At current growth rates, China’s economy would surpass the US in 25-years. But Chinese leaders worry that stiff US tariffs on Chinese imports could derail the world’s fastest growing economy, and burst the Shanghai stock market bubble. When push comes to shove with “veto proof” trade legislation in the second half of this year, Beijing would probably relent and allow the yuan to climb higher at a faster rate.

But until the political posturing turns into action, the Shanghai bubble could try to match the last great Asian stock market bubble – the Nikkei-225 of 1986-89. Chinese retail investors opened more than one million new trading accounts during the third week of April, bringing the total for the first four months of 2007 to more than 10 million.
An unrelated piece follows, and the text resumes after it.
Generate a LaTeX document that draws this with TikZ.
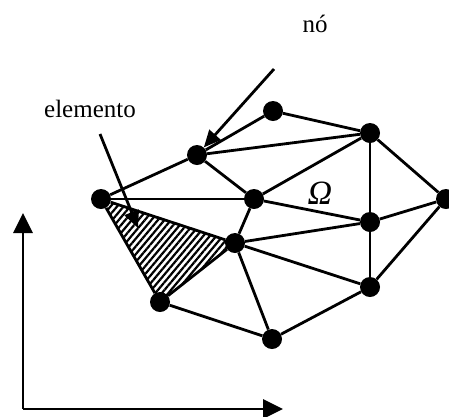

This figure is greater than that of the previous four years combined, even as signs of a bubble are getting clearer by the day. The Shanghai stock index has risen 50% so far this year, after tacking on a 130% gain in 2006.



Chinese broker, Citic Securities, has tripled in value since early November, and is a good barometer of speculative sentiment in China. Citic Securities 600030.ss, Shanghai’s first listed broker, said its net profit in the first quarter of 2007 rose more than 12 times from the same period a year earlier. Revenue for the three months ended March 31st, was close to that for all of 2006.

Speculative fever is running very high in China, and it’s not wise to stand in the way of an Asian stampede. The Shanghai Securities News said the number of new brokerage accounts established in a single day hit a record 282,000 on April 19th, the day of the market’s 7.2% plunge, bringing total accounts to over 90 million. This is a strong signal that market setbacks are not scaring Chinese traders away.

And another PBoC interest rate hike might not scare speculators, because it would only adjust real interest rates from being sharply negative. Traders do not expect a sudden jump by the Chinese yuan, and believe authorities will hold appreciation for the rest of the year to around 3% to avoid hurting China’s export sector.